他疲于夹在姚复升和陆霆川之间,像只蒙眼的绵羊,被他们牵着,耍的团团转。
姚复升是他导师,手握他毕业命脉,一个眼神就是一道圣旨。
陆霆川是当时一组除了姚复升最有分量的人,他撂挑子,一组就得瘫痪,他们这些学生就得没命的加班。
这让本科起,就备受瞩目的他,无所适从。
向来我行我素惯了,突然变成看别人眼色办事,十分不习惯。
还有最重要的一点,钱太少了。
累死累活上了八年,出来也就几千块一个月,谁能忍。
他这才想出来创业,他要当老板,他不想看人眼色。
创业初期,他靠和程鸢在社团建数据库以及预测模型,成功拉到第一笔投资。
那也是他的第一桶金。
事成后,他想给程鸢分红。
程鸢却说,她只是扒了几个数据库的数据而已,点子,代码,建库都是他做的,没道理分红。

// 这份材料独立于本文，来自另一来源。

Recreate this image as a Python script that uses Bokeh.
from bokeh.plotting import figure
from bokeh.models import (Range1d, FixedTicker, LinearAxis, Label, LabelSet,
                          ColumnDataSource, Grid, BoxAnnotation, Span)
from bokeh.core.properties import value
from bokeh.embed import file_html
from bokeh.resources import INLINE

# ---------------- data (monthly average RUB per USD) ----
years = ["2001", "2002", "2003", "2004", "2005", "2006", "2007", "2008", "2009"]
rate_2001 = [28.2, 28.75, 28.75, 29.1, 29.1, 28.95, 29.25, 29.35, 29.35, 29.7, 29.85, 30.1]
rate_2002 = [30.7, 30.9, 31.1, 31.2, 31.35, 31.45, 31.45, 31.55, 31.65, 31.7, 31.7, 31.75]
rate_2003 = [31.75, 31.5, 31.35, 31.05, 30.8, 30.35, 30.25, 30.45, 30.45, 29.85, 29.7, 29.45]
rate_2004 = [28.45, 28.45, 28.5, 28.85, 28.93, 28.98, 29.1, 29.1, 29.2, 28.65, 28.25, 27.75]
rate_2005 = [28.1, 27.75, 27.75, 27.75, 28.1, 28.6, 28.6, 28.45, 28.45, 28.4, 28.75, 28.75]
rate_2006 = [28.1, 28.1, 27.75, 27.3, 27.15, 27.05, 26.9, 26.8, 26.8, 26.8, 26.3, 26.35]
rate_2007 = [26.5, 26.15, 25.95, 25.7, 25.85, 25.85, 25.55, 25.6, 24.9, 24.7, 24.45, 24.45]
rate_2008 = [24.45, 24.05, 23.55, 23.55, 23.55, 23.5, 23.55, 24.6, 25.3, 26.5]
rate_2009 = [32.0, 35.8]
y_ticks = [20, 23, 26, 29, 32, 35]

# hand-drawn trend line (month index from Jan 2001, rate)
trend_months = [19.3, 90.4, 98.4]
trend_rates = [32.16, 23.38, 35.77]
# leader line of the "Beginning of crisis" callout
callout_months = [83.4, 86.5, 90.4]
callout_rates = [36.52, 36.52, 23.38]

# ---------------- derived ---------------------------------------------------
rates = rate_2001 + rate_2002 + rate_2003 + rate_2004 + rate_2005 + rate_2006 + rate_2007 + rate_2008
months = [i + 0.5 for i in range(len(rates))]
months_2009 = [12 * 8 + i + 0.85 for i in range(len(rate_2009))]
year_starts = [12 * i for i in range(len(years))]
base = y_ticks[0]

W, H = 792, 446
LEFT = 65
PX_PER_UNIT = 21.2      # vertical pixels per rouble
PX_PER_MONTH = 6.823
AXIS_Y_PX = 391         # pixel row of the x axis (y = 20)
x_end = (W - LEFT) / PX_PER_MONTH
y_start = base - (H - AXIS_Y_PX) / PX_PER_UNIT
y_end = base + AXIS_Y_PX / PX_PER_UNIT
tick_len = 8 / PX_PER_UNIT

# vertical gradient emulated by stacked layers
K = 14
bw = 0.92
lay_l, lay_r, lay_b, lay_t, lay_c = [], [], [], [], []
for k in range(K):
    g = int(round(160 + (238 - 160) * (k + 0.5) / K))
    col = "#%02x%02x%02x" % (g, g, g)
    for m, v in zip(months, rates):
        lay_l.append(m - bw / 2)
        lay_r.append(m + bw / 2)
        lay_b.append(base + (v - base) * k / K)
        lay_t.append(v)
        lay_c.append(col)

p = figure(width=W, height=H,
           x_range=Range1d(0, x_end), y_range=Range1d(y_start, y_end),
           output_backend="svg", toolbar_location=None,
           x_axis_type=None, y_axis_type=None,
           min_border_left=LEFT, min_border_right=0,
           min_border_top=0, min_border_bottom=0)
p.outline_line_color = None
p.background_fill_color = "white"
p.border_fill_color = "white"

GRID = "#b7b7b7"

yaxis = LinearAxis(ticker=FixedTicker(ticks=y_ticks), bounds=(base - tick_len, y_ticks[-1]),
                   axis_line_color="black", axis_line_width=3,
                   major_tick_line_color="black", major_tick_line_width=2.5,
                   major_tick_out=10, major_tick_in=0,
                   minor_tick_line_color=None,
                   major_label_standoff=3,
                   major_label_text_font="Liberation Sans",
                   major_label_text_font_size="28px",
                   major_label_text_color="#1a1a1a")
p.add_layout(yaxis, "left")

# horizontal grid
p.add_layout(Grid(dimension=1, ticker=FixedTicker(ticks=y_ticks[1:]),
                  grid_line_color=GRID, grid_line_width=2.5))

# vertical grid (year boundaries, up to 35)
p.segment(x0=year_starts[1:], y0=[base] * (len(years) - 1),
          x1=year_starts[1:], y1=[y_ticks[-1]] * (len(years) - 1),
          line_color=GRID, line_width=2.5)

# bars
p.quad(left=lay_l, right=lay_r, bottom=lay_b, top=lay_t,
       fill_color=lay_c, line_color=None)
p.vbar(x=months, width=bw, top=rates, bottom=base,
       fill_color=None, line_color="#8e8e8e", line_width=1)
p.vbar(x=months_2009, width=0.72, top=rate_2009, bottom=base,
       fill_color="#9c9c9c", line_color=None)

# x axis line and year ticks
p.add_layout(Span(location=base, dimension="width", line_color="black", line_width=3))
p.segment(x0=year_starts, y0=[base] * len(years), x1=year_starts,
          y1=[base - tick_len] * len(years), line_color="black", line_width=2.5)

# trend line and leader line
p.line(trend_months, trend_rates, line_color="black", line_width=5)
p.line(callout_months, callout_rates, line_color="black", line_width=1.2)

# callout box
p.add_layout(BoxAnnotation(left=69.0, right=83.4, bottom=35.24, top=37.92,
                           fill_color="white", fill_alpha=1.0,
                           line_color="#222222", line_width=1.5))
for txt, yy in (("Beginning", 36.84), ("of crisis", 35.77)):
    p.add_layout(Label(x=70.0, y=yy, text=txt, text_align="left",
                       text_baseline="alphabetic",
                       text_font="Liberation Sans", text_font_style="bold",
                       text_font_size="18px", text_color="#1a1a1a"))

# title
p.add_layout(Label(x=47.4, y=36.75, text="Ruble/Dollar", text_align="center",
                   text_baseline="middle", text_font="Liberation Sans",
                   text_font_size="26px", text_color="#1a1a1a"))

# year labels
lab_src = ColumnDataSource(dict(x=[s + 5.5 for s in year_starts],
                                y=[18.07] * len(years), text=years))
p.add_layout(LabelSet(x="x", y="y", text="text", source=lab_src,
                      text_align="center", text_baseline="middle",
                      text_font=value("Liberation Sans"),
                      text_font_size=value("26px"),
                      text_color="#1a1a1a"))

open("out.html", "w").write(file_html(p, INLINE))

她还拿论文做比,说她这一丁点的贡献,在论文里连三作(第三作者)都排不上。
不得不说,程鸢这个姑娘,真的一点都不贪心。
***
盛贤从陆霆川办公室出来,揉了揉快断的手。
路过护士站,他本想一走了之,想了想又转身去护士站问,“姜一欣在吗?”
小护士回:“一心姐去病房了。”
盛贤:“哪床?”
小护士一愣,眼前这人明显不是医院的人,但问出的口气像极了院里的医生。
她回:“六十八。”
盛贤甩了甩还隐隐作痛的手,抬步往六十八床走去。
病房内。
头剃成青皮的男人一身蓝白相间的病号服,吆五喝六道:“你干什么吃的?做这么多检查查不出来我有什么病?”
那人随手一甩,将床旁的姜一欣退出半米外,姜一欣身子一歪,趔趄几步,差点摔倒。
“说话就说话,动什么手?”姜一欣瞬间火大。
“我就动手了,怎么着?”
那人毫不讲理。
姜一欣双手握拳,这要不是在医院,她都想揍这个男人了。
“啥检查都查不出来你有什么病,那你有没有病还不清楚?拿医院当宾馆呢?”姜一欣已经尽量克制。
那人却一点都不自觉。
“老子就当宾馆了,怎么着?住院费又不是没交!”
姜一欣气到爆炸,忍住疯狂想飚脏话的念头,“你愿意住就住着。”
说着她正准备转身离开。
那人却叫住她,“哎,谁让你走了?”
姜一欣回身,冷言冷语,“请问还有什么事?”
那人躺着,冲着姜一欣脚一抬,“给老子把袜子脱了,老子穿着袜子睡觉难受。”
姜一欣咬牙,只恨自己手里没家伙事,不然一定废了他那条腿。